Em pronunciamento online, Sanders disse ontem que Biden é "um homem decente" com quem pretende trabalhar, atitude diferente da tomada por ele em 2016, quando estendeu a disputa contra Hillary Clinton. "Não posso continuar uma campanha que não se pode vencer e interferirá no importante trabalho que temos nesta hora difícil", afirmou. "Unidos, vamos derrotar Donald Trump, o presidente mais perigoso da história moderna americana."
No discurso de ontem, Sanders repetiu parte dos mantras de campanha, como saúde pública universal e gratuita. Rotulado de radical, ele viu suas ideias serem abraçadas, em maior ou menor grau, por outros pré-candidatos do partido durante as prévias democratas.
Trump não escondia de ninguém que preferia ter Sanders como adversário, para manter a polarização política. O senador se autodenomina um "socialista democrata", o que facilita a estratégia de enfrentamento adotada pelo presidente. Um sinal da preocupação da Casa Branca com Biden foi o pedido para que a Ucrânia investigasse o filho dele, Hunter Biden, o que esteve na origem do pedido de impeachment aprovado na Câmara e rejeitado no Senado.

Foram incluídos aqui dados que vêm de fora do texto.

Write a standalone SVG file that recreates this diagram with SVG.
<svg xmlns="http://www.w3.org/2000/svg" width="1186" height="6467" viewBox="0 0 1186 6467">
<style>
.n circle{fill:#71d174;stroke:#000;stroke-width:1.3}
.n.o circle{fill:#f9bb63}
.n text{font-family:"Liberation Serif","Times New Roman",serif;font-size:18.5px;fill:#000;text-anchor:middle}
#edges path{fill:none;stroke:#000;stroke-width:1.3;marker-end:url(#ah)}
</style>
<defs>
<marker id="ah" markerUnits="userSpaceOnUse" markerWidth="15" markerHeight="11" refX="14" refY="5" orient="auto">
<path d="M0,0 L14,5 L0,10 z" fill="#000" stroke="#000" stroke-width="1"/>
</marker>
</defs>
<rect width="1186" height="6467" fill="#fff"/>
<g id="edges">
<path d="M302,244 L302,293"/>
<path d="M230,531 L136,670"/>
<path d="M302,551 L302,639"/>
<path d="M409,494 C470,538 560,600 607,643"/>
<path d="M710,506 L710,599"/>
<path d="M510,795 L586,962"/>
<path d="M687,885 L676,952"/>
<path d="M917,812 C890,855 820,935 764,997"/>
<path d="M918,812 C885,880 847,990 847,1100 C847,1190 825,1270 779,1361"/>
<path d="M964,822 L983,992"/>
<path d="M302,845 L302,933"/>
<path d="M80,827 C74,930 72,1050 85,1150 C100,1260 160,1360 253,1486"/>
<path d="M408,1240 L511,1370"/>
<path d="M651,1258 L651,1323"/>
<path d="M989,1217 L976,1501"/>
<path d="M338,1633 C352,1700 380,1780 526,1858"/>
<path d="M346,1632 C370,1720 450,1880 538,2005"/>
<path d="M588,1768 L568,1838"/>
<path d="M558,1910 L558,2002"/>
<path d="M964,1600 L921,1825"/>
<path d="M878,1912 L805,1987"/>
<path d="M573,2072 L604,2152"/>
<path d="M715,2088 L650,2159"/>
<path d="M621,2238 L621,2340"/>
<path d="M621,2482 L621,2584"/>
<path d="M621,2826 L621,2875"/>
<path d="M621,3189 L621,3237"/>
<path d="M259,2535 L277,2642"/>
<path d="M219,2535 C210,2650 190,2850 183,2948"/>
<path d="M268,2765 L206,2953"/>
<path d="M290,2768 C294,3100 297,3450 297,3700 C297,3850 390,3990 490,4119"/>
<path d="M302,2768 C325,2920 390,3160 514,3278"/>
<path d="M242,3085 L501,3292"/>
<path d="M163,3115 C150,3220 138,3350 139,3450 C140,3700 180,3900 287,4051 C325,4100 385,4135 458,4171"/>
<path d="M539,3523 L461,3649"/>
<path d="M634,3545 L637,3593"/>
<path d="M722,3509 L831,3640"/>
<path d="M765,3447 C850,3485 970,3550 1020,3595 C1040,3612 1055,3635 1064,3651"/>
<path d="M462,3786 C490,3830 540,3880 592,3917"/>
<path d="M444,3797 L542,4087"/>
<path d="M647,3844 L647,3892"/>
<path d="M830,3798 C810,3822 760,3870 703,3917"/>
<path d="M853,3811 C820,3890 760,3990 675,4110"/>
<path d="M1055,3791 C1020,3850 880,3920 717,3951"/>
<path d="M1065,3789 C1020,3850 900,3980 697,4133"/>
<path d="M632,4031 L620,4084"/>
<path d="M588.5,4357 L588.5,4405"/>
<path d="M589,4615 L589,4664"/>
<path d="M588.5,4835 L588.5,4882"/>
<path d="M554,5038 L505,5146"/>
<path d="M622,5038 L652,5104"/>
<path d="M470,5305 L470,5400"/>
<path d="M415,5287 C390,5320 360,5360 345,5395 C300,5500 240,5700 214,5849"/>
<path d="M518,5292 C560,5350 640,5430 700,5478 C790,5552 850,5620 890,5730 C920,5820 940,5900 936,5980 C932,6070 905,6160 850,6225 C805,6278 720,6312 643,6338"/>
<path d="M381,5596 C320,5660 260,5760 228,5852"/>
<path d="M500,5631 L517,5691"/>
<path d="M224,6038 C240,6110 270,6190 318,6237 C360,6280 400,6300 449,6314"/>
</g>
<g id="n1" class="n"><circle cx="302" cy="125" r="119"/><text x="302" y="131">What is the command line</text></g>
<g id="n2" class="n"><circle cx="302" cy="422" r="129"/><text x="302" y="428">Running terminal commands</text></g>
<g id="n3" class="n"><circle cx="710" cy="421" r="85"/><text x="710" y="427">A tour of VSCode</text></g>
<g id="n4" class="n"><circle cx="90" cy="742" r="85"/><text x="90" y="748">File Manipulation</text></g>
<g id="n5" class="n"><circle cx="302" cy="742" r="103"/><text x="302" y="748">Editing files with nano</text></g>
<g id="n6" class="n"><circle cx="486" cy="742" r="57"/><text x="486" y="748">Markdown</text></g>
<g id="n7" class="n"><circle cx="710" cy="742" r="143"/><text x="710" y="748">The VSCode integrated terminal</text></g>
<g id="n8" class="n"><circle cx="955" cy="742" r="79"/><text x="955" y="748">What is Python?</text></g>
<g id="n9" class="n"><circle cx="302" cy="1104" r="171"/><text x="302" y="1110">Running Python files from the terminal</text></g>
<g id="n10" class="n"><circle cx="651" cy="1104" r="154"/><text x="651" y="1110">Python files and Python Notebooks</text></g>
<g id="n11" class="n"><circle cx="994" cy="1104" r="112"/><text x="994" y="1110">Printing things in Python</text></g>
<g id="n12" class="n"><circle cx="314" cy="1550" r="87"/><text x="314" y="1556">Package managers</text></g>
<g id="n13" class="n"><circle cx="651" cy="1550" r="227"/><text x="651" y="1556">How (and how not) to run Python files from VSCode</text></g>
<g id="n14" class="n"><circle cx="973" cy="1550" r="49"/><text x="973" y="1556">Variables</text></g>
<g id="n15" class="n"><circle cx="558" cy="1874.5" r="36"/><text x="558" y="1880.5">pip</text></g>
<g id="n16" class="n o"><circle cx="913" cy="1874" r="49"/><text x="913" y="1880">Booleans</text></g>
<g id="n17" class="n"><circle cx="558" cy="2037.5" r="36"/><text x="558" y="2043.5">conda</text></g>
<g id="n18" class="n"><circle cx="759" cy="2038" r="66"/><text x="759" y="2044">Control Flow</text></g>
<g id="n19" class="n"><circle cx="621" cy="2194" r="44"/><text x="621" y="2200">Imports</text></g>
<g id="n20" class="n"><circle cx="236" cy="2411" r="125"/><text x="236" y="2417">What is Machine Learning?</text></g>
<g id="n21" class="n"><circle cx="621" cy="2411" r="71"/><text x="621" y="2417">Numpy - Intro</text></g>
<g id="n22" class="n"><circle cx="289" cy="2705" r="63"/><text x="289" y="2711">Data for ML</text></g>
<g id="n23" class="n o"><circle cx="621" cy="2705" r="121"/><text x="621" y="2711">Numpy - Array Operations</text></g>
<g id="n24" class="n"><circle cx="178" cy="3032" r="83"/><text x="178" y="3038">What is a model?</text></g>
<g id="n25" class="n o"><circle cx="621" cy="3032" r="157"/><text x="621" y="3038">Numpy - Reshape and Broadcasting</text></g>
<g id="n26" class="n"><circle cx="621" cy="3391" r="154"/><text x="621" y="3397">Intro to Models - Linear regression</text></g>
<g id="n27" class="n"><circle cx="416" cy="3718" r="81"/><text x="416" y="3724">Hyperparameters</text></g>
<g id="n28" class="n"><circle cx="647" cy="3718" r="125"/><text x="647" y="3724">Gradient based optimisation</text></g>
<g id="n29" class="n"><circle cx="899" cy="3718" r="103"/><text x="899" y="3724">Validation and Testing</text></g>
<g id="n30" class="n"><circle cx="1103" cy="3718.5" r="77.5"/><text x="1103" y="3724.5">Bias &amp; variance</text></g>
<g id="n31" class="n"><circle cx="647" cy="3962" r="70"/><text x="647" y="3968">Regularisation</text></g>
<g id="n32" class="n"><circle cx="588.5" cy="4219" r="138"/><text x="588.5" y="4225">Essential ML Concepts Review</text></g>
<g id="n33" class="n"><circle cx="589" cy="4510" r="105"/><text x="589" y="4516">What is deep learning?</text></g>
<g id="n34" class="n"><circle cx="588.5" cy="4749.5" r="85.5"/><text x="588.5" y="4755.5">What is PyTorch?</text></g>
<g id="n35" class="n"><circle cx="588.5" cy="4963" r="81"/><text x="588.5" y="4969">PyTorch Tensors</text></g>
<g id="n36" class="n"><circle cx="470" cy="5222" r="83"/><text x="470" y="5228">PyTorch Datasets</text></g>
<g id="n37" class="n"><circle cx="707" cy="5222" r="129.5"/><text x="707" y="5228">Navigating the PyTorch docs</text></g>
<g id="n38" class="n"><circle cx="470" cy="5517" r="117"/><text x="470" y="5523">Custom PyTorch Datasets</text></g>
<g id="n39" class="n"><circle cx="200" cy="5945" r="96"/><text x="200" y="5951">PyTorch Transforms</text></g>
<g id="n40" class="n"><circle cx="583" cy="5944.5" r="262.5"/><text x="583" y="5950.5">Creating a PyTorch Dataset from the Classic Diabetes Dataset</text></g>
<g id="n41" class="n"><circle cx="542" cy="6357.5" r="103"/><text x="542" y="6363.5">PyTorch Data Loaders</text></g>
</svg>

As pesquisas eleitorais variam muito nos EUA, porque o voto não é obrigatório e cada instituto adota um modelo diferente. Na média, porém, Biden tem uma vantagem de cerca de 5 pontos porcentuais. No entanto, a eleição americana é decidida em um colégio eleitoral onde cada Estado tem direito a uma quantidade de votos, divididos de acordo com a população.

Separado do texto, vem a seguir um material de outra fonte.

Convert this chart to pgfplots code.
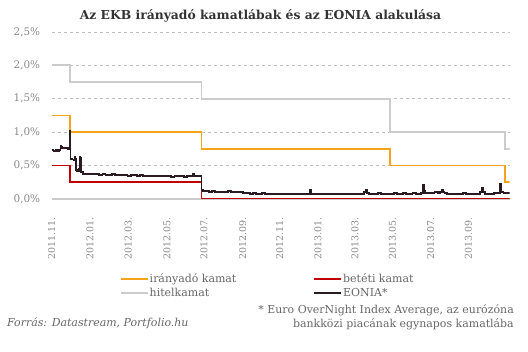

Por isso, as pesquisas eleitorais estaduais são mais úteis como termômetro da disputa. Nelas, o presidente está um pouco à frente em Estados importantes como Flórida, Pensilvânia e Ohio, mas perde em outros, como Michigan, Wisconsin e Carolina do Norte.
Para o professor da Universidade George Washington, Maurício Moura, ainda não está claro o quanto a saída de Sanders fortalece Biden, pois ninguém sabe como será a campanha durante a pandemia. "Todas as campanhas já fizeram um movimento fortíssimo para trabalhar 100% digital, republicanos e democratas estão focados em desenvolver métodos para que os eleitores votem antecipadamente", afirma.

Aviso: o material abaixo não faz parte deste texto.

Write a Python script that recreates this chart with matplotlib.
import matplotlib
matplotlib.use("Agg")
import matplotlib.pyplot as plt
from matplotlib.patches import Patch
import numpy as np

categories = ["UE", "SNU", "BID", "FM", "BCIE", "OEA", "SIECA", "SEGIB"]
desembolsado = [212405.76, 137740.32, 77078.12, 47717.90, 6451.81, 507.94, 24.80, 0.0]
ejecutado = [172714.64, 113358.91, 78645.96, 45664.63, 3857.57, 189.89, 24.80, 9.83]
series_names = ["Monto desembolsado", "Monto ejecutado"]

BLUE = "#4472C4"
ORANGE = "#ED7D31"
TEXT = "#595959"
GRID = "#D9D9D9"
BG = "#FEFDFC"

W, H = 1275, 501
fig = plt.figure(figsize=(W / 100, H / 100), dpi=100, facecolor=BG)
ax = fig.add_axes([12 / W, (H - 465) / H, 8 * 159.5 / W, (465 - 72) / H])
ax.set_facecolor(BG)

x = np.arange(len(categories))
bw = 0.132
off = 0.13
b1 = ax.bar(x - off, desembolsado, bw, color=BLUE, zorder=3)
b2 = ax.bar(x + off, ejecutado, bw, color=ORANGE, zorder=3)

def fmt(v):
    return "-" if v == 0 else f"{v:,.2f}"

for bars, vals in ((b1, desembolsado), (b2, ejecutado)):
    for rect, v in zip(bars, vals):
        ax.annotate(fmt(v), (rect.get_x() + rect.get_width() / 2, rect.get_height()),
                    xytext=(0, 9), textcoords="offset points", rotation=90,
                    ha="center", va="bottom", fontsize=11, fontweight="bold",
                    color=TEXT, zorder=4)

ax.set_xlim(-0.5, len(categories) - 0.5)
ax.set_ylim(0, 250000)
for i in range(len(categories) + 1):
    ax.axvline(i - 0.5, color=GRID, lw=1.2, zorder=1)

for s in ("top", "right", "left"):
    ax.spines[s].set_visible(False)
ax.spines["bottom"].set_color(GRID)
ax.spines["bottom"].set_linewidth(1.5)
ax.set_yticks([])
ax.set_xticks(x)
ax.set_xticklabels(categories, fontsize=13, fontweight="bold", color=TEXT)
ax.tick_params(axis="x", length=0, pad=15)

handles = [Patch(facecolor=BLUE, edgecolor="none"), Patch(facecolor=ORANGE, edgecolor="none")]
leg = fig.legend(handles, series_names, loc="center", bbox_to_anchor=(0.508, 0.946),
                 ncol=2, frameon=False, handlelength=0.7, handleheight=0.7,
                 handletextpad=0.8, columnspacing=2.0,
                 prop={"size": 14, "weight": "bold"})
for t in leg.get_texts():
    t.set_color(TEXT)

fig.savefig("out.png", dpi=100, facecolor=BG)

Além disso, o eleitor de Sanders, de perfil mais jovem e progressista, não costuma ser o mesmo de Biden, visto como um candidato de centro. "Pelo menos dois terços dos eleitores de Sanders precisam votar em Biden. Essa equação é fundamental para os democratas", disse Moura.
Em fevereiro, Lilly Alegria, filha de imigrantes da Guatemala, que vive em Grand Rapids, no Estado de Michigan, disse ao Estado que votaria em Sanders porque era contra a política migratória de Trump. Ontem, ao saber da desistência de seu candidato, colocou-se como indecisa. "Vou pensar, saber mais sobre os pontos positivos e negativos de Biden. Ainda não sei", disse.
Em razão da pandemia, as campanhas deixaram de fazer comícios e usar voluntários. Trump vem aproveitando a quarentena para ter uma exposição diária na TV, nas quais faz um balanço sobre a crise. O "sumiço" dos candidatos democratas – natural, pois Biden, de 77 anos, e Sanders, de 78, estão no grupo de risco – fez crescer as especulações de que o governador de Nova York, Andrew Cuomo, poderia concorrer à presidência. Até agora, ele é o único democrata com uma exposição de mídia próxima à de Trump.
Cuomo, porém, nega a ambição. Enquanto isso, a aprovação de Trump vem subindo com as aparições diárias na TV, com coletivas que duram duas horas, até mesmo nos fins de semana. Resta saber se e quando esses índices se refletirão nas pesquisas eleitorais.